Boeing reported another dismal quarter from Boeing which has emerged as one of the companies most directly impacted by the global covid pandemic. For the second quarter, Boeing, which said that results are still significantly impacted by Covid-19, reported a 25% drop in revenue to $11.81, badly missing estimates of $12.99, resulting in a $2.4 billion loss which translated into a $4.79 loss per share, which while better than the $5.21 per share loss a year ago, was far worse than the $2.54 loss expected…
… as a result of a “slow, uneven” business environment recovery, with defense, government service operations providing stability, but not enough and forcing the company to raise (a lot) of additional debt to bolster liquidity. As a reminder, Boeing’s best-selling plane, the 737 Max, has been grounded since March 2019 following two fatal crashes. Regulators aren’t expected to clear the planes to fly again before the fall.
The company confirmed plans to slow production of its main commercial aircraft as the coronavirus pandemic hurts demand for new planes and its best-selling 737 Max jets remain grounded. Boeing said it would further cut 787 production to just six per month in 2021, the production rate of the 777/777x will be gradually cut to 2 per month in 2021, while it gradually increases manufacturing of its 737 Max to 31 a month by the beginning of 2022, compared with plans to do so next year.
Some more details from the quarter:
- 2Q total commercial planes deliveries 20, down a massive -78% y/y, and below the estimate of 24.40
- 2Q Commercial Airplanes revenue $1.63 billion, estimate $3 billion
- 2Q Defense, Space & Security revenue $6.59 billion, estimate $7.02 billion (need moar wars)
- 2Q Global Services revenue $3.49 billion, estimate $3.29 billion
Even the company’s backlog was hit, dropping 14% Y/Y to just $409BN, a number that continues to shrink by the day.

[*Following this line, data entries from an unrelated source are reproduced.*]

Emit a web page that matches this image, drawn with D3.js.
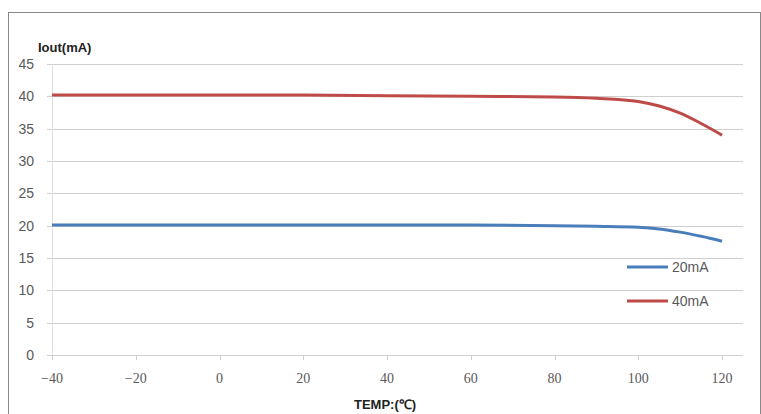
<!DOCTYPE html>
<html>
<head>
<meta charset="utf-8">
<script src="https://cdn.jsdelivr.net/npm/d3@7"></script>
<style>
  body { margin: 0; background: #fff; }
</style>
</head>
<body>
<svg width="761" height="414"></svg>
<script>
const temps = [-40, -20, 0, 20, 40, 60, 80, 90, 100, 105, 110, 115, 120];
const iout20 = [20.1, 20.1, 20.1, 20.1, 20.1, 20.1, 20.0, 19.9, 19.75, 19.5, 19.0, 18.35, 17.6];
const iout40 = [40.2, 40.2, 40.2, 40.2, 40.1, 40.0, 39.9, 39.7, 39.2, 38.5, 37.4, 35.8, 34.0];
const xTicks = [-40, -20, 0, 20, 40, 60, 80, 100, 120];
const yTicks = [0, 5, 10, 15, 20, 25, 30, 35, 40, 45];
const seriesNames = ["20mA", "40mA"];
const colors = ["#4a7ebb", "#be4b48"];

const svg = d3.select("svg");

// outer frame
svg.append("rect")
  .attr("x", 8.5).attr("y", 12.5)
  .attr("width", 752).attr("height", 410)
  .attr("fill", "none").attr("stroke", "#888");

const x = d3.scaleLinear().domain([-40, 125]).range([52, 743]);
const y = d3.scaleLinear().domain([0, 45]).range([355, 64]);

// gridlines
svg.append("g")
  .selectAll("line")
  .data(yTicks)
  .join("line")
  .attr("x1", 47).attr("x2", 743)
  .attr("y1", d => Math.round(y(d)) + 0.5)
  .attr("y2", d => Math.round(y(d)) + 0.5)
  .attr("stroke", "#cfcfcf");

// y axis line
svg.append("line")
  .attr("x1", 52.5).attr("x2", 52.5)
  .attr("y1", y(45)).attr("y2", y(0))
  .attr("stroke", "#e0e0e0");

// x tick marks
svg.append("g")
  .selectAll("line")
  .data(xTicks)
  .join("line")
  .attr("x1", d => Math.round(x(d)) + 0.5)
  .attr("x2", d => Math.round(x(d)) + 0.5)
  .attr("y1", y(0)).attr("y2", y(0) + 5)
  .attr("stroke", "#cfcfcf");

// y labels
svg.append("g")
  .selectAll("text")
  .data(yTicks)
  .join("text")
  .attr("x", 34)
  .attr("y", d => y(d) + 5)
  .attr("text-anchor", "end")
  .attr("font-family", "Liberation Sans, Arial, sans-serif")
  .attr("font-size", 14)
  .attr("fill", "#595959")
  .text(d => d);

// x labels
svg.append("g")
  .selectAll("text")
  .data(xTicks)
  .join("text")
  .attr("x", d => x(d))
  .attr("y", 383)
  .attr("text-anchor", "middle")
  .attr("font-family", "Liberation Serif, serif")
  .attr("font-size", 14)
  .attr("fill", "#595959")
  .text(d => d < 0 ? "\u2212" + Math.abs(d) : d);

// axis titles
svg.append("text")
  .attr("x", 38).attr("y", 52)
  .attr("font-family", "Liberation Sans, Arial, sans-serif")
  .attr("font-size", 13).attr("font-weight", "bold")
  .attr("fill", "#222")
  .text("Iout(mA)");

svg.append("text")
  .attr("x", 385).attr("y", 409)
  .attr("text-anchor", "middle")
  .attr("font-family", "Liberation Sans, Arial, sans-serif")
  .attr("font-size", 13).attr("font-weight", "bold")
  .attr("fill", "#222")
  .text("TEMP:(\u2103)");

// lines
const line = d3.line()
  .x(d => x(d[0]))
  .y(d => y(d[1]))
  .curve(d3.curveMonotoneX);

[iout20, iout40].forEach((vals, i) => {
  svg.append("path")
    .datum(temps.map((t, j) => [t, vals[j]]))
    .attr("d", line)
    .attr("fill", "none")
    .attr("stroke", colors[i])
    .attr("stroke-width", 3);
});

// legend
const legend = svg.append("g");
seriesNames.forEach((name, i) => {
  const ly = 267 + i * 34;
  legend.append("line")
    .attr("x1", 627).attr("x2", 668)
    .attr("y1", ly).attr("y2", ly)
    .attr("stroke", colors[i]).attr("stroke-width", 3);
  legend.append("text")
    .attr("x", 672).attr("y", ly + 5)
    .attr("font-family", "Liberation Sans, Arial, sans-serif")
    .attr("font-size", 14)
    .attr("fill", "#595959")
    .text(name);
});
</script>
</body>
</html>
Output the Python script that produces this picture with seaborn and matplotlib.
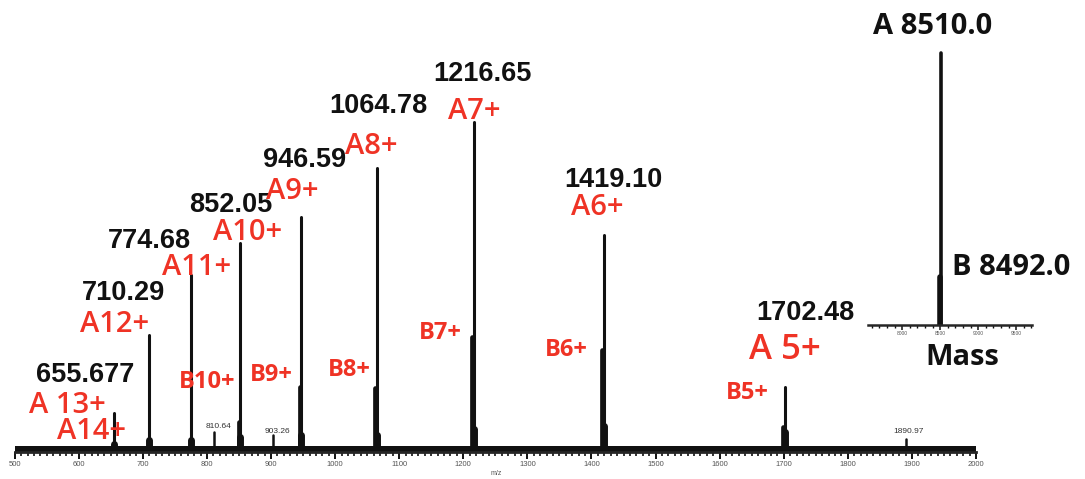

Some more headlines, which indicate that the company’s buyback – the source of so much joy in previous years and so much pain now – is finally over:
- Boeing Terminated Share Repurchasing Program
- Boeing: Est. Will Take 3 Yrs to Return to 2019 Passenger Levels
- Boeing Says Taking Actions Incl Reducing Employment Levels
- Boeing: We’ll Complete Production of the Iconic 747 in 2022
- Boeing Sees 737 Production Rate 31/Month by Beginning of 2022
- Boeing Global Services Saw $923M Charge on Covid-19 Impacts
- Boeing: Need to Evaluate Most Efficient Way to Produce the 787
Boeing’s CEO Dave Calhoun in April said air travel demand will likely take two or three years to recover. International demand has been particularly soft, hurting the outlook for Boeing’s widebody commercial planes, like the 787 Dreamliner. The International Air Transport Association, a trade group that represents most of the world’s airlines, on Tuesday said it expects passenger air travel demand globally to recover to 2019 levels in 2024, a year later than it previously forecast.
Boeing has more than 470 planes sitting on the ground that haven’t been delivered to customers, most of them 737 Max jets, according to consulting firm Ascend by Cirium. Meanwhile, more than a third of its active fleet is currently parked.
As CNBC notes, Boeing’s CEO Dave Calhoun in April said air travel demand will likely take two or three years to recover. International demand has been particularly soft, hurting the outlook for Boeing’s widebody commercial planes, like the 787 Dreamliner. The International Air Transport Association, a trade group that represents most of the world’s airlines, on Tuesday said it expects passenger air travel demand globally to recover to 2019 levels in 2024, a year later than it previously forecast.
While the income statement was ugly, the balance sheet was downright scary, with Boeing scrambling to load up on as much cash as it could, adding almost $17 billion in liquidity, this was done at the expense of a surge in debt.
To save costs, Boeing has been slashing overhead and said this spring it aims to cut 10% of its workforce of about 160,000 people. It has also shored up liquidity with a monster $25 billion debt sale in April, Boeing’s largest ever, to help weather the crisis. And while Boeing added $17BN in cash, its debt rose even more, surging by over $20BN in the past quarter! It is only a matter of time before Boeing is downgraded to junk.
While Boeing has a lot of cash on its balance sheet to weather the storm, it has yet to end the 16-month grounding of the 737 Max and the pandemic’s devastation of air travel means the planemaker’s recovery will take years.
Yet despite the dismal results, Boeing’s shares were trading higher on the results, up more than 1% in premarket trading as investors focused on one sliver of positive news: that cash burn wasn’t as bad as they feared. As context, the company burned more than $5 billion in the quarter!
Yet while shares were up 1.3% to $173.02, the stock is trading at roughly half its value from a year ago.
The pandemic has driven up financial losses at Boeing’s airline customers and hurt demand for new planes, though Boeing was in crisis before coronavirus spread around the world.